Made in what is now Sierra Leone, West Africa, by a master ivory carver, this horn is one of 525 pieces in the Walt Disney-Tishman African Art Collection—one of the finest collections of traditional African art in the world. The collection was donated last year to the Smithsonian’s National Museum of African Art by the Walt Disney World Co.
"This horn, one of a number of Afro-Portuguese ivories, speaks to an early history of trade and interaction along the West African coast," explains Christine Mullen Kreamer, a curator at the African Art Museum. Made for export, these objects were commissioned as prestigious gifts by Portuguese explorers and commercial agents who traded along the West African coast from the late 15th century to the end of the 16th century.
"By commissioning such an important and complex piece, the Portuguese were acknowledging the artistry and technical expertise of the people they called the Sapi," Kreamer adds.

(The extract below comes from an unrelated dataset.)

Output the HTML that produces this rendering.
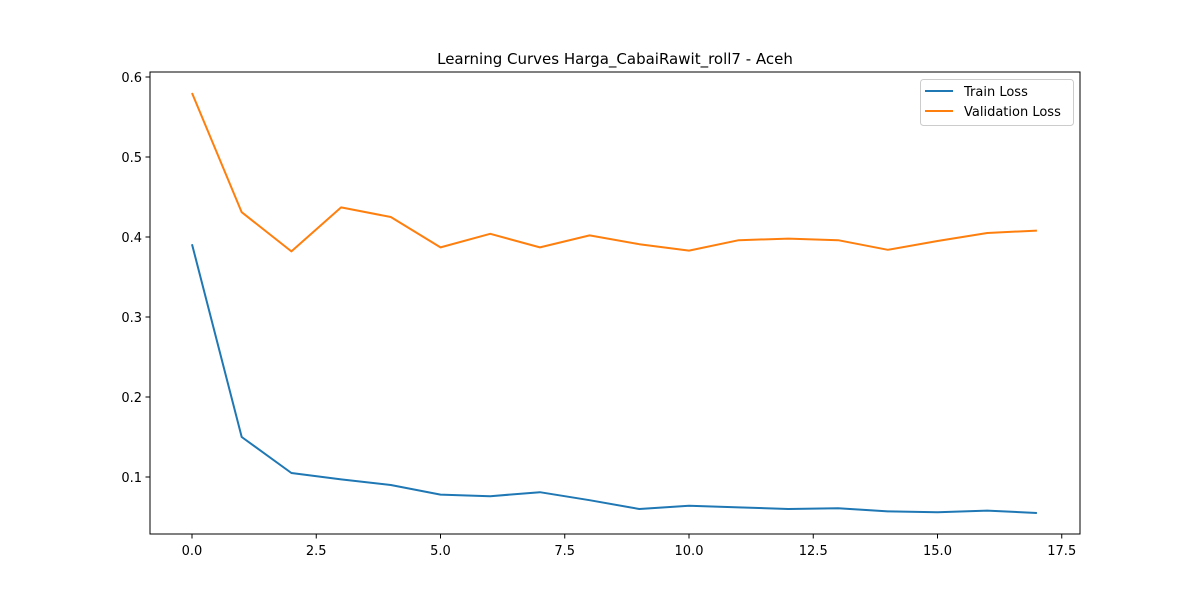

The Sapi were the ancestors of present-day Bullom, Kissi, Temne and Baga peoples in what is now Sierra Leone and Guinea.
"Two high-relief figures, each with an animal draped across his shoulders, suggest the Good Shepherd, a reference to Christ and to the fact that Portugal and Spain were, at that time, Catholic countries," Kreamer says. "However, in a departure from Christian imagery, each figure carries a spear, and the animal is not a lamb but an unidentifiable creature that appears to have been killed in the hunt."
This unusual object is one of only three hunting horns, along with two powder flasks, that are attributed to an unknown West African artist known to art historians as the Master of the Arms of Castile and Aragon.